Education Secretary Betsy DeVos is not just rewriting the book on higher education. She is tearing out its fundamental chapters, from the value of a credit hour to the faculty’s role in teaching students.
In a new set of proposals, DeVos and her Department of Education have laid out a system of higher education that favors for-profit institutions, gutting accountability with a series of deregulatory measures and opening the gates for bad actors to exploit the neediest students.
It all begins with “negotiated rulemaking,” a wonky term for review of existing policy. The process, which begins Jan. 15, is supposed to provide an opportunity for stakeholders to weigh in on carefully considered changes to our system of higher education, including certificate and degree programs. Typically, one or two rules are considered, but this time, a whopping 16 are on the docket. And the 15-person review board includes financial aid administrators, university executives, accrediting agencies and a couple of students, but no faculty.
Major changes are under consideration, and include altering the definition of the credit-hour—a move that would allow schools to assign subpar values and make credits flimsy, ill-defined and in many cases ineligible for transfer. Other proposals would change the requirements for correspondence courses and distance education, and reduce faculty-student interaction for online programs down to zero. That means a student could get a degree and never come in contact with a faculty member.
Also up for consideration: decreased accountability among accreditation agencies, which issue the accreditation stamps of approval institutions need to qualify for students’ federal financial aid money. Accreditors are the gatekeepers to federal education dollars for postsecondary institutions, and the DeVos proposal would allow them to operate with little oversight.
“The proposed regulations up for debate put students at risk,” says AFT President Randi Weingarten. “They make it easier for schools to provide unsuspecting students with an ‘education’ that barely meets academic standards. They gut already-weak oversight, making it easier for new accreditors and providers to charge money for a degree—even when they’re not offering real educational services. And they allow accreditors to protect educational institutions that flout equality standards mandated by Title IV by using a ‘religious’ defense.”
One proposal would eliminate the requirement that schools tell students whether their graduates meet licensure requirements in the state where they reside—so, for instance, a nursing program could graduate students who would not qualify for the state nursing license required for them to find a job. Another proposal would allow institutions that lose their accreditation to continue getting federal financial aid money from its students, even though their programs are clearly failing. Yet another would lower the requirements for new accreditors to enter the field.
Each measure would gut already-weak oversight and open the door for predatory operators to set up and take advantage of students who spend federally provided financial aid money at spurious institutions, then wind up with thousands of dollars in debt and no skills to find jobs with which to pay it off. Yet the committee is expected to wade through 200 pages and hours of testimony to come to its conclusions. If it does not, the Department of Education will simply implement its own proposals—making the entire process, in the view of many education policy experts, a charade.

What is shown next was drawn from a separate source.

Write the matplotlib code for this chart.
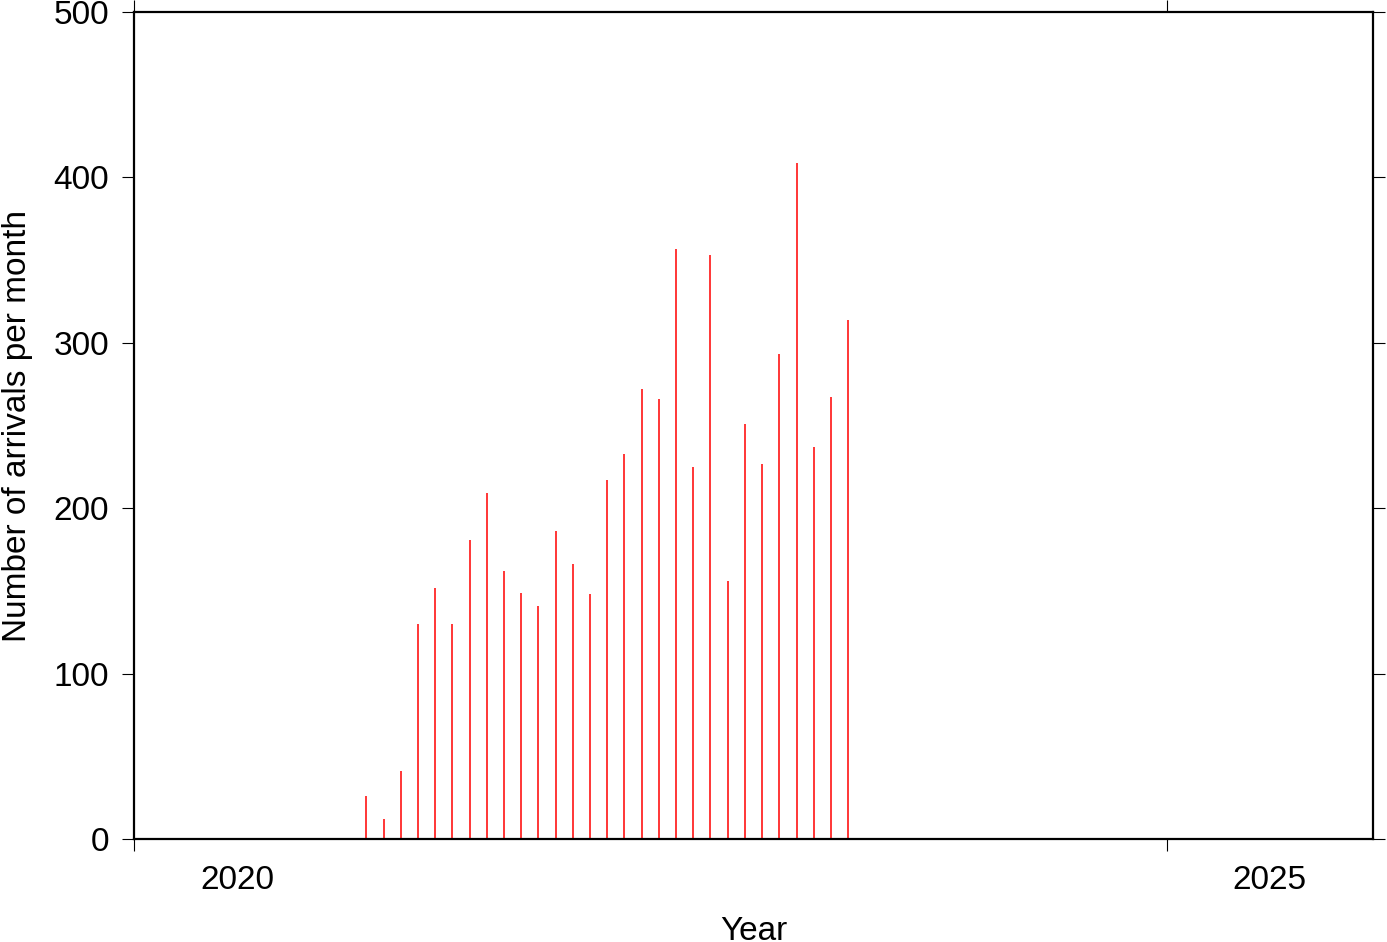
import matplotlib
matplotlib.use("Agg")
import matplotlib.pyplot as plt
import numpy as np

plt.rcParams['font.family'] = ['Liberation Sans', 'DejaVu Sans']

months = ["2021-02", "2021-03", "2021-04", "2021-05", "2021-06", "2021-07",
          "2021-08", "2021-09", "2021-10", "2021-11", "2021-12", "2022-01",
          "2022-02", "2022-03", "2022-04", "2022-05", "2022-06", "2022-07",
          "2022-08", "2022-09", "2022-10", "2022-11", "2022-12", "2023-01",
          "2023-02", "2023-03", "2023-04", "2023-05", "2023-06"]
arrivals = [26, 12, 41, 130, 152, 130, 181, 209, 162, 149, 141, 186,
            166, 148, 217, 233, 272, 266, 357, 225, 353, 156, 251, 227,
            293, 409, 237, 267, 314]
year_ticks = [2020, 2025]
year_labels = ["2020", "2025"]
y_ticks = [0, 100, 200, 300, 400, 500]

# decimal year at mid-month
xpos = [int(m[:4]) + (int(m[5:]) - 0.5) / 12 for m in months]

fig = plt.figure(figsize=(13.87, 9.42), dpi=100)
ax = fig.add_axes([134/1387, 1 - 839/942, (1373-134)/1387, (839-12)/942])

ax.vlines(xpos, 0, arrivals, colors='#ff0000', linewidth=1.1)

ax.set_xlim(2020, 2026)
ax.set_ylim(0, 500)

fs = 24
ax.set_xticks(year_ticks)
ax.set_xticklabels([])
ax.set_xticks([y + 0.5 for y in year_ticks], minor=True)
ax.set_xticklabels(year_labels, minor=True, fontsize=fs)
ax.tick_params(axis='x', which='major', direction='out', length=8.6, width=0.8,
               top=True, bottom=True)
ax.tick_params(axis='x', which='minor', length=0, pad=18.5, top=False)

ax.set_yticks(y_ticks)
ax.set_yticklabels([str(v) for v in y_ticks], fontsize=fs)
ax.tick_params(axis='y', which='major', direction='out', length=8.6, width=0.8,
               left=True, right=True, pad=9.4)

for sp in ax.spines.values():
    sp.set_linewidth(1.6)

ax.set_xlabel("Year", fontsize=fs)
ax.xaxis.set_label_coords(0.5, -0.0935)
ax.set_ylabel("Number of arrivals per month", fontsize=fs)
ax.yaxis.set_label_coords(-0.0815, 0.5)

fig.savefig("out.png", dpi=100)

“The [Jan. 15] hearing is a shameful Potemkin process—a fake process intended to look effective but that, in fact, lacks substance—set up by Education Secretary Betsy DeVos, seemingly to do the bidding of the predatory for-profit colleges whose profiteering interests she appears to serve,” says Weingarten. “The secretary is sworn to represent students, yet she neglects them consistently; instead, she goes to bat, time and time again, for corporate cronies who want to siphon off hundreds of billions of dollars of public money for profit.”